The crux of the episode’s story revolves not only around the evolution of Wendy and the Lost Boys as characters, but also about how their role as the primary characters at play within an Alien story fundamentally changes it. The scripting is able to extrapolate mechanics from across the series and incorporate this newfound meaning in effective fashion.

A great example of this is the idea that the eggs which house the facehuggers are found to be reactive to the presence of a potential host, which is why in all of the previous films they always seem to hatch just as a character gets near them. However, given that the protagonists here are all androids of one kind or another, they are inviable hosts, and thus exempt from the tension which generally permeates these stories.

It’s a fascinating wrinkle that is indicative of Alien: Earth’s whole approach to the larger mythos of the franchise. Not only does this make for incredibly compelling and accomplished storytelling in its own right, but it also takes the franchise back to the most objective and analytical approach it has had since Scott’s original film.

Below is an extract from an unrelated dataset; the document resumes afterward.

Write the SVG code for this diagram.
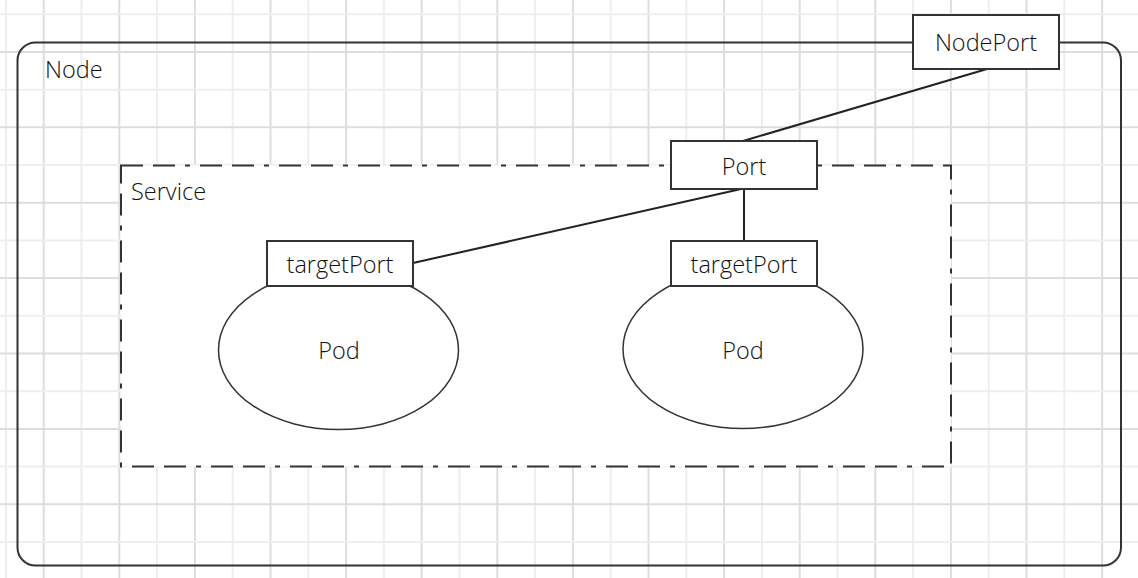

“Metamorphosis” is an episode that thoroughly lives up to its title, showcasing the series of Alien: Earth itself mutating into something new right before our very eyes. By utilizing the established tensions and conflicts of earlier films, Hawley and his team successfully introduced audiences to a new take on the material and new characters in inspired fashion. Here, they alleviate those tensions and begin to build to wholly alien ones, and the results are enthralling.

Grade: B+

Alien: Earth releases new episodes every Tuesday night on FX and Hulu.